The circus master, Britain’s first black big top boss, staged an 1843 show in Rochdale featuring renowned acrobat William Kite.
Now the story of the Victorian circus boss, his famous troupe, and how it inspired Lennon will feature in a new display at the Museum of Science and Industry in Manchester.
Curators say that, even before the famous 1968 song, the circus performance in Rochdale’s Circus Royal had earned nationwide acclaim, hitting Victorian headlines for its daring display of lion tamers and acrobats.
And star performer Kite, who was famous for balancing upside down on a narrow pole, is also depicted on the poster.
Adam Flint, from the museum, said that acrobat Kite and his ringmaster Pablo Fanque were famous among Victorian audiences.
He said: “Pablo Fanque was a remarkable and important character. He was extremely popular with millworkers in the North West, so we thought he would have been a hero for child labourers, especially as he too was orphaned as a child and sent to the workhouse.
“We encourage our audience to imagine being the poor children in the mill, escaping to their dreams of the circus.”

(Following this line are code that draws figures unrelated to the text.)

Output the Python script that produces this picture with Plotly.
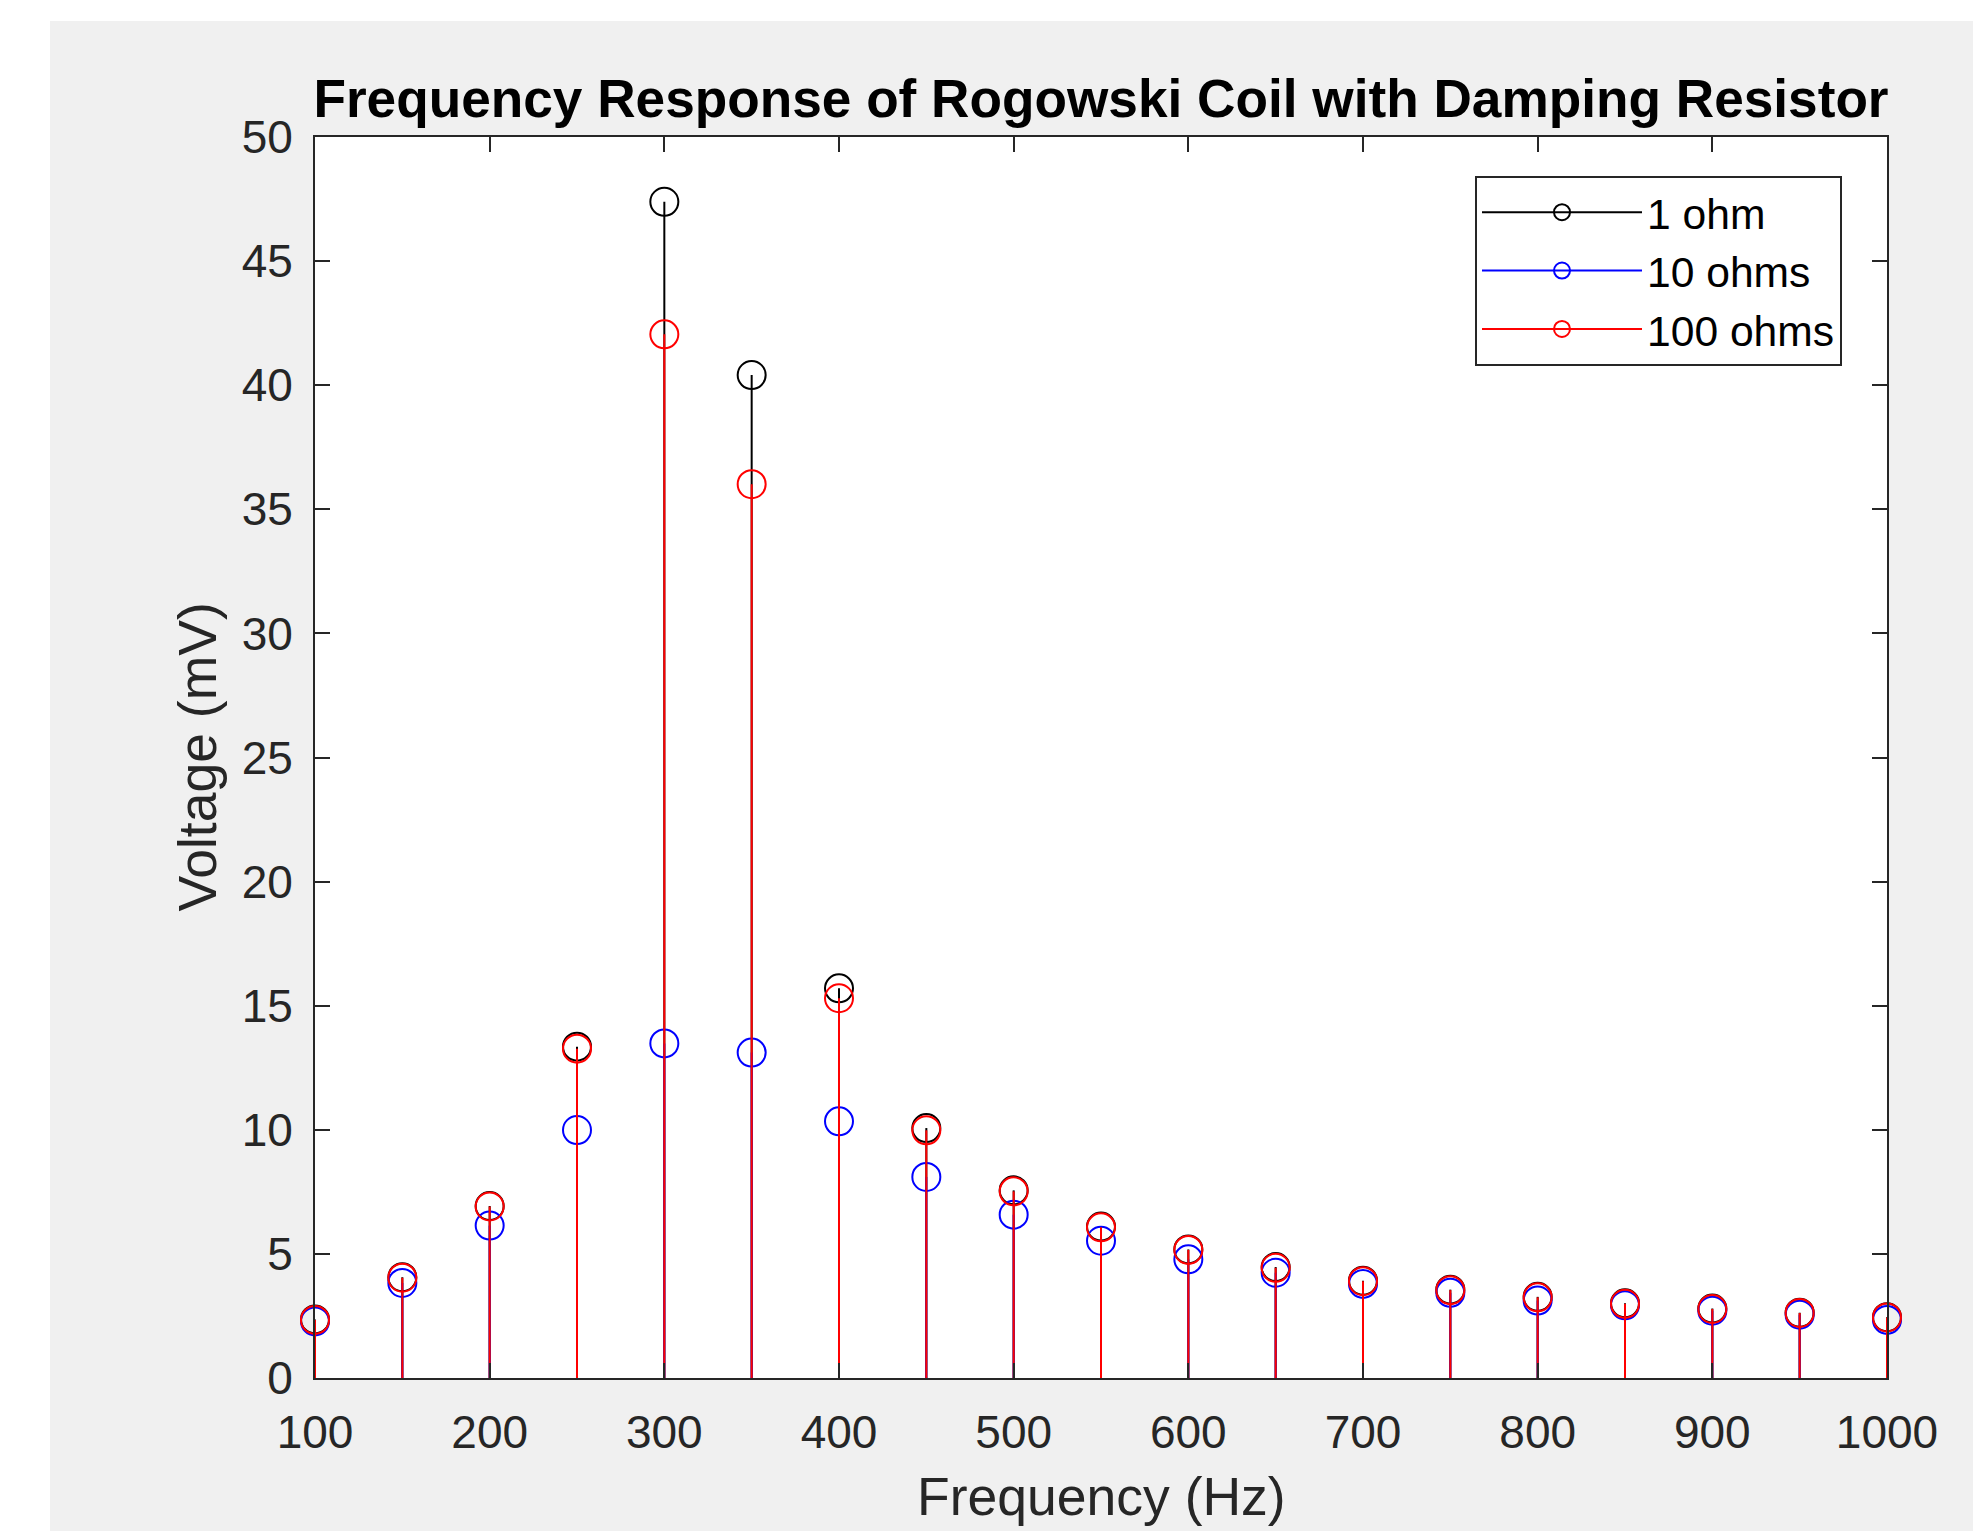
import plotly.graph_objects as go

# ---- data ----
freq_hz = [100, 150, 200, 250, 300, 350, 400, 450, 500, 550,
           600, 650, 700, 750, 800, 850, 900, 950, 1000]
v_1ohm = [2.36, 4.06, 6.93, 13.35, 47.39, 40.41, 15.70, 10.07, 7.56, 6.10,
          5.18, 4.47, 3.92, 3.56, 3.27, 3.01, 2.80, 2.63, 2.45]
v_10ohm = [2.28, 3.83, 6.14, 9.99, 13.48, 13.11, 10.34, 8.10, 6.58, 5.53,
           4.78, 4.24, 3.79, 3.43, 3.12, 2.93, 2.71, 2.55, 2.34]
v_100ohm = [2.34, 4.04, 6.91, 13.27, 42.05, 36.01, 15.30, 9.98, 7.52, 6.07,
            5.16, 4.44, 3.90, 3.54, 3.25, 2.99, 2.78, 2.62, 2.44]
series_names = ["1 ohm", "10 ohms", "100 ohms"]
series_values = [v_1ohm, v_10ohm, v_100ohm]
series_colors = ["#000000", "#0000ff", "#ff0000"]
x_ticks = [100, 200, 300, 400, 500, 600, 700, 800, 900, 1000]
y_ticks = [0, 5, 10, 15, 20, 25, 30, 35, 40, 45, 50]

W, H = 1973, 1531
L, R, T, B = 315, 86, 137, 153
pw, ph = W - L - R, H - T - B

FONT = "Arial, 'Liberation Sans', Helvetica, sans-serif"
AX = "#262626"

fig = go.Figure()
for name, vals, col in zip(series_names, series_values, series_colors):
    sx, sy = [], []
    for f, v in zip(freq_hz, vals):
        sx += [f, f, None]
        sy += [0, v, None]
    fig.add_trace(go.Scatter(x=sx, y=sy, mode="lines",
                             line=dict(color=col, width=2),
                             showlegend=False, hoverinfo="skip"))
    mx, my = [], []
    for f, v in zip(freq_hz, vals):
        mx += [f, None]
        my += [v, None]
    fig.add_trace(go.Scatter(x=mx, y=my, mode="lines+markers", name=name,
                             line=dict(color=col, width=2),
                             marker=dict(symbol="circle-open", size=28,
                                         color=col, line=dict(color=col, width=2)),
                             cliponaxis=False))

def px_to_paper_x(px):
    return (px - L) / pw

def px_to_paper_y(py):
    return (H - B - py) / ph

shapes = [
    # white strips around the grey figure background
    dict(type="rect", xref="paper", yref="paper", layer="below",
         x0=-0.4, x1=1.2, y0=px_to_paper_y(21), y1=1.3,
         fillcolor="white", line=dict(width=0)),
    dict(type="rect", xref="paper", yref="paper", layer="below",
         x0=-0.4, x1=px_to_paper_x(50), y0=-0.3, y1=1.3,
         fillcolor="white", line=dict(width=0)),
]

axis_common = dict(showline=True, linecolor=AX, linewidth=2, mirror="ticks",
                   ticks="inside", ticklen=15, tickwidth=2, tickcolor=AX,
                   showgrid=False, zeroline=False,
                   tickfont=dict(family=FONT, size=46, color=AX))

fig.update_layout(
    width=W, height=H,
    margin=dict(l=L, r=R, t=T, b=B, autoexpand=False),
    paper_bgcolor="#f0f0f0", plot_bgcolor="white",
    shapes=shapes,
    title=dict(text="<b>Frequency Response of Rogowski Coil with Damping Resistor</b>",
               font=dict(family=FONT, size=53.2, color="#000000"),
               x=0.5, xref="paper", xanchor="center",
               y=1 - 98 / H, yref="container", yanchor="middle"),
    xaxis=dict(range=[100, 1000], tickvals=x_ticks, ticklabelstandoff=13,
               **axis_common),
    yaxis=dict(range=[0, 50], tickvals=y_ticks, ticklabelstandoff=11,
               **axis_common),
    legend=dict(x=px_to_paper_x(1475), y=px_to_paper_y(176),
                xanchor="left", yanchor="top",
                bgcolor="white", bordercolor=AX, borderwidth=2,
                font=dict(family=FONT, size=42.6, color="#000000"),
                itemwidth=160, tracegroupgap=0),
    annotations=[
        dict(text="Frequency (Hz)", xref="paper", yref="paper",
             x=0.5, y=px_to_paper_y(1496), xanchor="center", yanchor="middle",
             showarrow=False, font=dict(family=FONT, size=53.5, color=AX)),
        dict(text="Voltage (mV)", xref="paper", yref="paper",
             x=px_to_paper_x(197), y=0.5, xanchor="center", yanchor="middle",
             textangle=-90, showarrow=False,
             font=dict(family=FONT, size=53.5, color=AX)),
    ],
)

fig.write_html("out.html", config={"displayModeBar": False},
               post_script="document.body.style.margin='0';document.body.style.padding='0';")
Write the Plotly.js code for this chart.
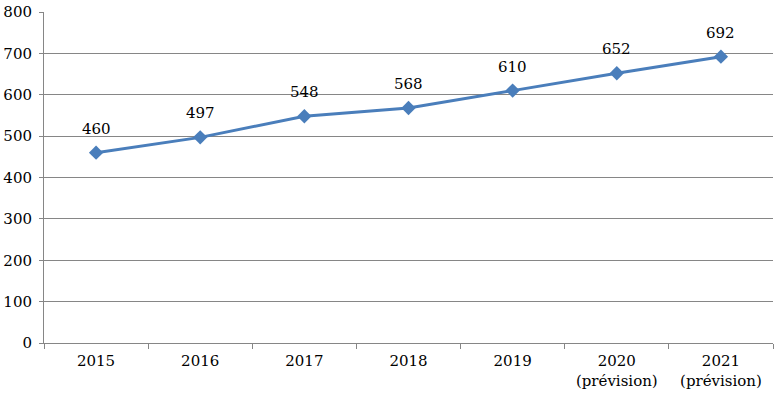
<!DOCTYPE html>
<html>
<head>
<meta charset="utf-8">
<script src="https://cdn.plot.ly/plotly-3.0.1.min.js"></script>
<style>html,body{margin:0;padding:0;background:#fff;}#chart{width:780px;height:398px;}</style>
</head>
<body>
<div id="chart"></div>
<script>
const categories = ["2015", "2016", "2017", "2018", "2019", "2020<br>(prévision)", "2021<br>(prévision)"];
const values = [460, 497, 548, 568, 610, 652, 692];
const yTicks = [0, 100, 200, 300, 400, 500, 600, 700, 800];

const fontFam = "DejaVu Serif";
const trace = {
  x: categories,
  y: values,
  type: 'scatter',
  mode: 'lines+markers',
  line: {color: '#4A7EBB', width: 3},
  marker: {symbol: 'diamond', size: 11, color: '#4A7EBB'},
  hoverinfo: 'none'
};
const annotations = categories.map((c, i) => ({
  x: i, y: values[i], xref: 'x', yref: 'y', text: String(values[i]), showarrow: false,
  yshift: 24, font: {family: fontFam, size: 15, color: '#000'}
}));
const layout = {
  width: 780, height: 398,
  margin: {l: 44, r: 7, t: 12, b: 55},
  paper_bgcolor: '#fff', plot_bgcolor: '#fff',
  showlegend: false,
  font: {family: fontFam, size: 14, color: '#000'},
  xaxis: {
    type: 'category', range: [-0.5, 6.5], tickson: 'boundaries',
    ticks: 'outside', ticklen: 5, tickcolor: '#868686', tickwidth: 1,
    showline: true, linecolor: '#868686', linewidth: 1,
    showgrid: false, zeroline: false, ticklabelstandoff: 4,
    tickfont: {family: fontFam, size: 15, color: '#000'}, fixedrange: true
  },
  yaxis: {
    range: [0, 800], tickvals: yTicks, ticktext: yTicks.map(String),
    ticks: 'outside', ticklen: 4, tickcolor: '#868686',
    showline: true, linecolor: '#868686', linewidth: 1,
    showgrid: true, gridcolor: '#868686', gridwidth: 1, zeroline: false,
    ticklabelstandoff: 4,
    tickfont: {family: fontFam, size: 15, color: '#000'}, fixedrange: true
  },
  annotations: annotations
};
Plotly.newPlot('chart', [trace], layout, {displayModeBar: false, staticPlot: true});
</script>
</body>
</html>
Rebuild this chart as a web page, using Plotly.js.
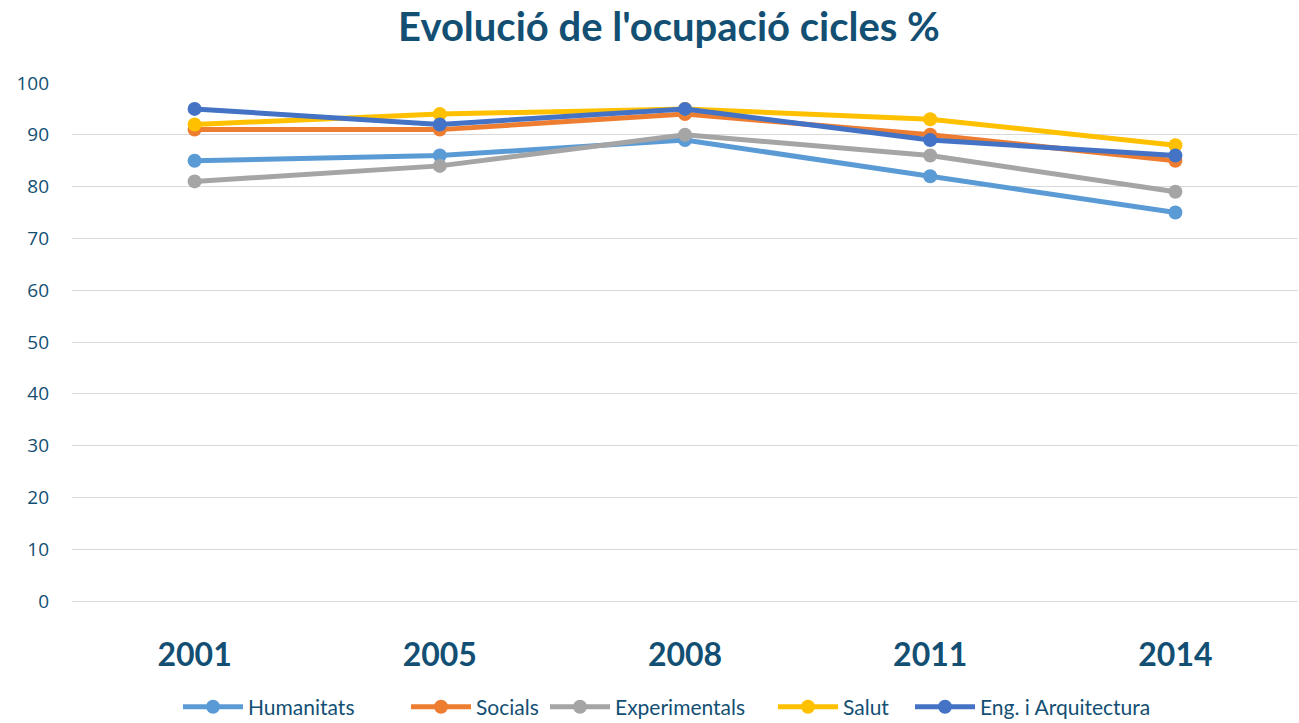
<!DOCTYPE html>
<html>
<head>
<meta charset="utf-8">
<script src="https://cdn.plot.ly/plotly-3.0.1.min.js"></script>
<style>html,body{margin:0;padding:0;background:#fff;}#chart{width:1299px;height:723px;}</style>
</head>
<body>
<div id="chart"></div>
<script>
const years = ["2001", "2005", "2008", "2011", "2014"];
const humanitats = [85, 86, 89, 82, 75];
const socials = [91, 91, 94, 90, 85];
const experimentals = [81, 84, 90, 86, 79];
const salut = [92, 94, 95, 93, 88];
const enginyeria = [95, 92, 95, 89, 86];
const seriesNames = ["Humanitats", "Socials", "Experimentals", "Salut", "Eng. i Arquitectura"];
const seriesValues = [humanitats, socials, experimentals, salut, enginyeria];
const colors = ["#5B9BD5", "#ED7D31", "#A5A5A5", "#FFC000", "#4472C4"];
const legendStarts = [183, 411, 550, 778, 915];

const legendIds = ["legend", "legend2", "legend3", "legend4", "legend5"];
const traces = seriesValues.map((vals, i) => ({
  type: "scatter",
  mode: "lines+markers",
  name: seriesNames[i],
  x: years,
  y: vals,
  legend: legendIds[i],
  line: {color: colors[i], width: 5},
  marker: {color: colors[i], size: 14}
}));

const txt = "#134F73";
const layout = {
  width: 1299, height: 723,
  paper_bgcolor: "#fff", plot_bgcolor: "#fff",
  margin: {l: 72, r: 1, t: 83, b: 122},
  title: {text: "<b>Evolució de l'ocupació cicles %</b>", x: 0.515, xanchor: "center", y: 0.962, yanchor: "middle",
          font: {family: "Lato, 'Open Sans', sans-serif", size: 40, color: txt}},
  xaxis: {type: "category", range: [-0.5, 4.5], showgrid: false, zeroline: false, showline: false,
          automargin: false,
          ticks: "", tickfont: {family: "Lato, sans-serif", size: 32, color: txt, weight: "bold"},
          ticklabelstandoff: 32},
  yaxis: {range: [0, 100], dtick: 10, showgrid: true, gridcolor: "#D9D9D9", gridwidth: 1.3,
          zeroline: true, zerolinecolor: "#D9D9D9", zerolinewidth: 1.3, automargin: false,
          showline: false, ticks: "", tickfont: {family: "'Open Sans', sans-serif", size: 19, color: txt},
          ticklabelstandoff: 22},
  showlegend: true
};
legendIds.forEach((id, i) => {
  layout[id] = {orientation: "h", xref: "container", x: (legendStarts[i] - 5) / 1299, xanchor: "left",
                yref: "container", y: 0.022, yanchor: "middle",
                font: {family: "Lato, 'Open Sans', sans-serif", size: 21, color: txt}, itemwidth: 60,
                bgcolor: "rgba(0,0,0,0)"};
});
Plotly.newPlot("chart", traces, layout, {displayModeBar: false});
</script>
</body>
</html>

Fanque, who died in 1871, aged 75, brought shows to Manchester, Rochdale, Oldham and Bolton.
While recording the Sgt Pepper album, John Lennon stumbled across a vintage poster for the Rochdale show in an antique shop, which featured the legend ‘For the Benefit of Mr Kite’.
Lennon later told an interviewer: “The whole song is from a Victorian poster, which I bought in a junk shop. It is so cosmically beautiful.”
The exhibition runs from February 16-24.